→ INFORMATION SHOWN
⟨
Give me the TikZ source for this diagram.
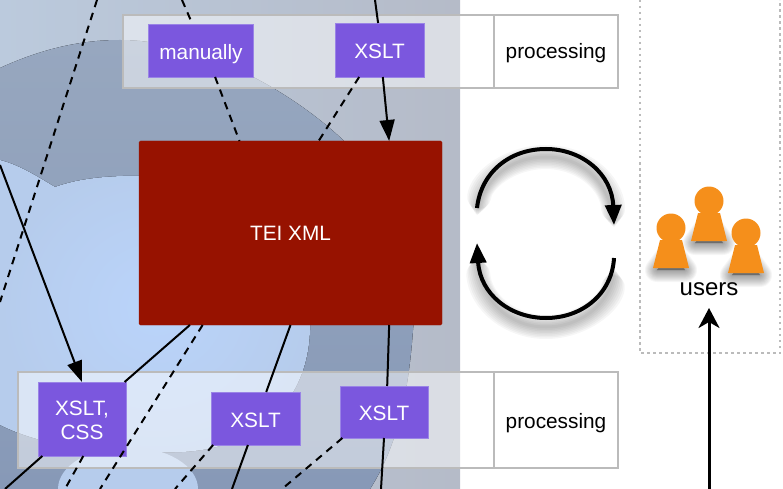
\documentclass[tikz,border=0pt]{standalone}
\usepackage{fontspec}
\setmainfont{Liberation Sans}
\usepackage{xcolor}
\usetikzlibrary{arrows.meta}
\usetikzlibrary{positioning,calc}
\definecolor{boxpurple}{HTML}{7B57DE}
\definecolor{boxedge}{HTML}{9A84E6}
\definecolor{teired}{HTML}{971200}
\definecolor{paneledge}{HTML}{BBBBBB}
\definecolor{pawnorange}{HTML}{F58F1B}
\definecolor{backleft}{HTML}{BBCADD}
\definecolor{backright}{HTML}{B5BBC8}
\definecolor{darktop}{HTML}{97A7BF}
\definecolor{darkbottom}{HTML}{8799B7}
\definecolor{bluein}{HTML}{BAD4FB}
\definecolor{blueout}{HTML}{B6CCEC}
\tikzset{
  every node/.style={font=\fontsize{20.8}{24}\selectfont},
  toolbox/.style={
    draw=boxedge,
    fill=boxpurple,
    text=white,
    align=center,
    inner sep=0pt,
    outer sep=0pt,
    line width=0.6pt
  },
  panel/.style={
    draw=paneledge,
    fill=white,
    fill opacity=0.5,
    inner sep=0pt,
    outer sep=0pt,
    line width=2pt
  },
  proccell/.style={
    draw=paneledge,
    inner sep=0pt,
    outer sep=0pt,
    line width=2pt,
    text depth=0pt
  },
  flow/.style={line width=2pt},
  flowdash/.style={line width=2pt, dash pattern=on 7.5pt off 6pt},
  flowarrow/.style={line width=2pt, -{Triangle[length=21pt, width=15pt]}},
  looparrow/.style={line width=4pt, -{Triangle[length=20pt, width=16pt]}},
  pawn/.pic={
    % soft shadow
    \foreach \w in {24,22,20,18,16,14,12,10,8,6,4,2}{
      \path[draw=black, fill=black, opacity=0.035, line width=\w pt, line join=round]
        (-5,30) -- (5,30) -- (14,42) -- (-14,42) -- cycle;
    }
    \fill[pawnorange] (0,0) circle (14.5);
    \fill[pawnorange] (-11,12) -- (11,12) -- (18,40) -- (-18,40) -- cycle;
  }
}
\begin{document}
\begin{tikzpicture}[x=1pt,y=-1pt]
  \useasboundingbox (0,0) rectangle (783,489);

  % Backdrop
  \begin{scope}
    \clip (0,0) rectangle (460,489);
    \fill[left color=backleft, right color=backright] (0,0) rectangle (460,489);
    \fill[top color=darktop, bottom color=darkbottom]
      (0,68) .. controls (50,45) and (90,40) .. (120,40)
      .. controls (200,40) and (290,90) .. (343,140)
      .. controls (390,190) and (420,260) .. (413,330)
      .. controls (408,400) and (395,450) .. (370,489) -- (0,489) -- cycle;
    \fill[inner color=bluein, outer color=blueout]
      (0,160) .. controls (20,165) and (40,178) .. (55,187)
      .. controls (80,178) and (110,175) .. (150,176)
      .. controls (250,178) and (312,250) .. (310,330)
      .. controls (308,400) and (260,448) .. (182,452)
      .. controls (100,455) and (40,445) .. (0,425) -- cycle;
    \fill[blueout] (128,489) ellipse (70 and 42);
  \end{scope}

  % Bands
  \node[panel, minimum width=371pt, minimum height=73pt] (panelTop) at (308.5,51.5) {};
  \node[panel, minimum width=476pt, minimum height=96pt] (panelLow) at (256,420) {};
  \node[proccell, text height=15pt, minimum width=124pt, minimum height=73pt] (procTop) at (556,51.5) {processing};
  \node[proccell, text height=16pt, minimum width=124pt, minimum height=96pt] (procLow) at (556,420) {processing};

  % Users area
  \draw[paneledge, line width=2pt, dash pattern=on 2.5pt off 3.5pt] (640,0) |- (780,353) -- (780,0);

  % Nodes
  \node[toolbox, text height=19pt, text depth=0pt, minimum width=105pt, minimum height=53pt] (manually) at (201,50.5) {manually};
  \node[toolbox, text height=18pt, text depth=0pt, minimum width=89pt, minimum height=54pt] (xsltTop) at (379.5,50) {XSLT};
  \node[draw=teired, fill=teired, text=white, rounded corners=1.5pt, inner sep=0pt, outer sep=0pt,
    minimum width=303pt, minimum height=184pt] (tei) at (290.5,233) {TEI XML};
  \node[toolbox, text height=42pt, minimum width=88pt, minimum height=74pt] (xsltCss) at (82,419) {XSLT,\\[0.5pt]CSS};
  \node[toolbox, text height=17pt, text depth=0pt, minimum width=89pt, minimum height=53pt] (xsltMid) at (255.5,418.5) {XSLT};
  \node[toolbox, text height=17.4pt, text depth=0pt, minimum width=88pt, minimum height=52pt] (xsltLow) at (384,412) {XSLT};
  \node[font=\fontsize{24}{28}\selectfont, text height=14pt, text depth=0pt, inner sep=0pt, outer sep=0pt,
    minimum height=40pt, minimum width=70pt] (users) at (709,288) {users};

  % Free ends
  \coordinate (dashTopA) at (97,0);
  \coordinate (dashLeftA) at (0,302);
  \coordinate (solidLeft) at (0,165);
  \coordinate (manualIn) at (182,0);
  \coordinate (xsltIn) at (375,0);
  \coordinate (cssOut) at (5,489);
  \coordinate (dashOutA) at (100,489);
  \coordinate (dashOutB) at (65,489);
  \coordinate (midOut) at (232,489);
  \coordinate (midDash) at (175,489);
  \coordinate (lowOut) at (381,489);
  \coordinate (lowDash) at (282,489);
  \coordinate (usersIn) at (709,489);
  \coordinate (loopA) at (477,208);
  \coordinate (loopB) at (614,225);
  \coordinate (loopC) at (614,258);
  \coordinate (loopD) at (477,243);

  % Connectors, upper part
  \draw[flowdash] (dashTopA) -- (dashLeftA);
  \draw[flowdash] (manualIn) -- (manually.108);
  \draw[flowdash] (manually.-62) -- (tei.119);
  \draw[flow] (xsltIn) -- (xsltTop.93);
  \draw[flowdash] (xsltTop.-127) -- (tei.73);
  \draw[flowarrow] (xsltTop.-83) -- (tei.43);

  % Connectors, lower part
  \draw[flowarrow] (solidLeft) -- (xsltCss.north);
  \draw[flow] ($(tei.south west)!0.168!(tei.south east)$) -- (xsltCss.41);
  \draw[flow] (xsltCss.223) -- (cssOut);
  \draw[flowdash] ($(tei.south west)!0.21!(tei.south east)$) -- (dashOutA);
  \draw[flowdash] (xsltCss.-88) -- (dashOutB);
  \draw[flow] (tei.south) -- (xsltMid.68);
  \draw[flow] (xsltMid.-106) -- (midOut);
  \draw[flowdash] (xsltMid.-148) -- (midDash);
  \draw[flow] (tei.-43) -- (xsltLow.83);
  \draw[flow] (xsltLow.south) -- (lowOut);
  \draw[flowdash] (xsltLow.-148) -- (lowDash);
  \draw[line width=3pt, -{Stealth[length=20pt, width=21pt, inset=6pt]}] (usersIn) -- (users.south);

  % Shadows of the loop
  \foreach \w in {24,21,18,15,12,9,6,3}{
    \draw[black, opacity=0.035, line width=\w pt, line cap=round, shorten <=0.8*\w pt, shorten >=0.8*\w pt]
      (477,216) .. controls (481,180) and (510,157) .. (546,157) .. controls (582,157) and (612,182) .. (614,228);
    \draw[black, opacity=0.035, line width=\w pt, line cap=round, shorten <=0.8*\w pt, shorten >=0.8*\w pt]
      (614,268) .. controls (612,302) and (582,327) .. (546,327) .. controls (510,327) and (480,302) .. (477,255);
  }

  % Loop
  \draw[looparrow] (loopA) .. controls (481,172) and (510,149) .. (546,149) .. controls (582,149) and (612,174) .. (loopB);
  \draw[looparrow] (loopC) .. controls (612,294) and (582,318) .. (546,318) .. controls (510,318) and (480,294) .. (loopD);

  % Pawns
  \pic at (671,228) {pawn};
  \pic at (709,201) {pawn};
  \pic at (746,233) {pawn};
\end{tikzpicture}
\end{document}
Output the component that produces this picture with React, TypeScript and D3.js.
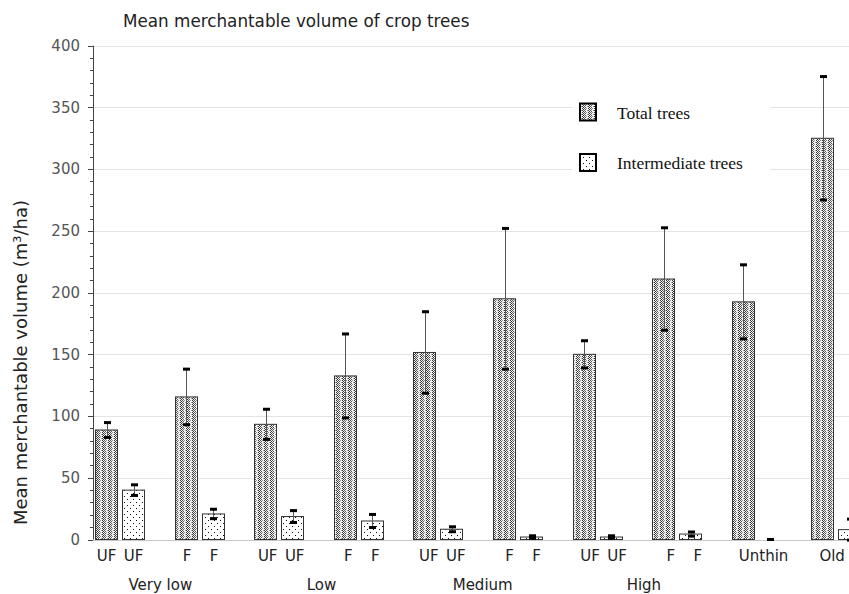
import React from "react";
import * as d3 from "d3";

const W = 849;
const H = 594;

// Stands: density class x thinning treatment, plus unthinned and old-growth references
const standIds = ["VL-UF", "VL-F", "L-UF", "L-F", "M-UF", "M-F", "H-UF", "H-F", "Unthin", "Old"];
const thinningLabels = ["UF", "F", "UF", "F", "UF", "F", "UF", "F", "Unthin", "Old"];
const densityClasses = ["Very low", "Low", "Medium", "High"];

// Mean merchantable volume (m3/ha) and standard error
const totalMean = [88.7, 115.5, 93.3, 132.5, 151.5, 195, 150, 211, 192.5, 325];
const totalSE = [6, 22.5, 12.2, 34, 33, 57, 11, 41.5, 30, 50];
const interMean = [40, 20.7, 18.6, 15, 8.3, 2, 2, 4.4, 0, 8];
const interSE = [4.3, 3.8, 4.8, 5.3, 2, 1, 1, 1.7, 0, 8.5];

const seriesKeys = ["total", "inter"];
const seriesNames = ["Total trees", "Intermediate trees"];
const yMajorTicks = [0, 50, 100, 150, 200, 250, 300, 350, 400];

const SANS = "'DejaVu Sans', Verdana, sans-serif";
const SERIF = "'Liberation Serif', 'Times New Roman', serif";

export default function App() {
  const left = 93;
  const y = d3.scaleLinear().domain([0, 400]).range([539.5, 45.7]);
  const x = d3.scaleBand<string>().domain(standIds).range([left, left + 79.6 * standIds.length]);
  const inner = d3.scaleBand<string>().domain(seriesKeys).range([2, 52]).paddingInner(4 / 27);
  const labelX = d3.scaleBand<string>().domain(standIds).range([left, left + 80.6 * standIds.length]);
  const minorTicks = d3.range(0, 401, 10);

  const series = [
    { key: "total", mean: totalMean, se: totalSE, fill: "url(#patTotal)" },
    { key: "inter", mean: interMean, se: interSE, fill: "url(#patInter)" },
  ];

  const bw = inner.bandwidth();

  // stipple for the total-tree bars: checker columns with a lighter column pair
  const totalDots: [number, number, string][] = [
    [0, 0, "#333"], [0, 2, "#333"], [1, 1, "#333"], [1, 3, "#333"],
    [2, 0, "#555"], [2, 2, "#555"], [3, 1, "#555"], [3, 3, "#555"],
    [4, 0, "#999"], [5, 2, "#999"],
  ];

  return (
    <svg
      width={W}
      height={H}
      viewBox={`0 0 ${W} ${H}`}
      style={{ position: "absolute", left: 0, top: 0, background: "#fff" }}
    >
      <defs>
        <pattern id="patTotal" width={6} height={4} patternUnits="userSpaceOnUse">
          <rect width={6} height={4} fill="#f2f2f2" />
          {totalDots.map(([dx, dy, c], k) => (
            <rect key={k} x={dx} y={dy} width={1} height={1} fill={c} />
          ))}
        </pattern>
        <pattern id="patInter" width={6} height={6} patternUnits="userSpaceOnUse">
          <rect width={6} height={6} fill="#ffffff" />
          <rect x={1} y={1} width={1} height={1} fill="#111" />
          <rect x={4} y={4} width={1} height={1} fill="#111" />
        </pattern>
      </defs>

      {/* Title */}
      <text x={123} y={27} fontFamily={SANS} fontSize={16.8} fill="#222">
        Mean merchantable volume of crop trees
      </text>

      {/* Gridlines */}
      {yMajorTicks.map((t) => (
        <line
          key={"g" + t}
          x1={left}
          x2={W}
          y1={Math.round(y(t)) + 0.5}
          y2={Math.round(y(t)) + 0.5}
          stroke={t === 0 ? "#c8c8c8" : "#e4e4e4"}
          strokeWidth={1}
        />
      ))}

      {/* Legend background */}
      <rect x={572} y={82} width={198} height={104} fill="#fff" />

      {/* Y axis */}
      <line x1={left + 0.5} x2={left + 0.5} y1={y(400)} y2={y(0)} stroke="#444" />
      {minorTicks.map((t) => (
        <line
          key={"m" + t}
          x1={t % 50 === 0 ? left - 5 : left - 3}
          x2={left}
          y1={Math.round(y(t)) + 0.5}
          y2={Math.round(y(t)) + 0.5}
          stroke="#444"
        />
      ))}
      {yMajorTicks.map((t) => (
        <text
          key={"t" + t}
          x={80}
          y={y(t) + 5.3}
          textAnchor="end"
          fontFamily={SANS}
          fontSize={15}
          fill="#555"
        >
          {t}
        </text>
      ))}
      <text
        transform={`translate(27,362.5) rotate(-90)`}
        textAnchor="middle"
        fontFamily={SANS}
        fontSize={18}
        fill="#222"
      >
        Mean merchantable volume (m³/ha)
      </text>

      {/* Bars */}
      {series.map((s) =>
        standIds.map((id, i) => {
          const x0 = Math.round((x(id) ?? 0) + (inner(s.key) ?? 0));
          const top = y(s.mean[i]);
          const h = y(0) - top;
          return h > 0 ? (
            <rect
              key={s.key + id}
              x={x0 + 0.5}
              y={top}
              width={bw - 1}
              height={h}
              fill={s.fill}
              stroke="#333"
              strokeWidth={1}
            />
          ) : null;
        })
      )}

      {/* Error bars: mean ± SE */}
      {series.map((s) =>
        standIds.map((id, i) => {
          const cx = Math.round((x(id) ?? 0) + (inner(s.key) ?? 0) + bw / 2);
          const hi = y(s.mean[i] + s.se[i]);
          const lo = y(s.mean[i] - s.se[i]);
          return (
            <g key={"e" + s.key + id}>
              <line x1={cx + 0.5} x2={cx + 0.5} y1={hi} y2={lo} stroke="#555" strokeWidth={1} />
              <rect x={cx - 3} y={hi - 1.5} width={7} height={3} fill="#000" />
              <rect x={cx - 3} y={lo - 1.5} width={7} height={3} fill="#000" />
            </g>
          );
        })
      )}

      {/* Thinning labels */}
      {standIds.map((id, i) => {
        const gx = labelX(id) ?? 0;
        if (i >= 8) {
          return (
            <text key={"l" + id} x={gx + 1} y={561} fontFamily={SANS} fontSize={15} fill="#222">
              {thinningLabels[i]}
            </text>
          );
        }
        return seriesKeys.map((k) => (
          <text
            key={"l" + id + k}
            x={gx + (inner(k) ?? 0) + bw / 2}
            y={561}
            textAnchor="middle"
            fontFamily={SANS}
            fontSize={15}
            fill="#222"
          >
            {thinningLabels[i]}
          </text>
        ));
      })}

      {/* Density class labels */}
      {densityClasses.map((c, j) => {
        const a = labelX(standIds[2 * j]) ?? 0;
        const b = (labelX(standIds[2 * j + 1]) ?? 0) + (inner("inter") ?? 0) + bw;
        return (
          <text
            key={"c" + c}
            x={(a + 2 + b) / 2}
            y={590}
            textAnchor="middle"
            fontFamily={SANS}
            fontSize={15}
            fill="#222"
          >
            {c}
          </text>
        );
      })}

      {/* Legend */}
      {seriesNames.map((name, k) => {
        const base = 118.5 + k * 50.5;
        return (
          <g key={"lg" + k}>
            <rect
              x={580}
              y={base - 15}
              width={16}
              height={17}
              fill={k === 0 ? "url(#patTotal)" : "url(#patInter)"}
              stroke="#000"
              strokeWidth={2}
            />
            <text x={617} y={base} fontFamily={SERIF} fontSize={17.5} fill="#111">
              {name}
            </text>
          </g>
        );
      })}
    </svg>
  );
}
⟩
→ WORK TO DO
Return every line in the listing that contains the word "this".

→ COMPLETE ANSWER
Give me the TikZ source for this diagram.
Output the component that produces this picture with React, TypeScript and D3.js.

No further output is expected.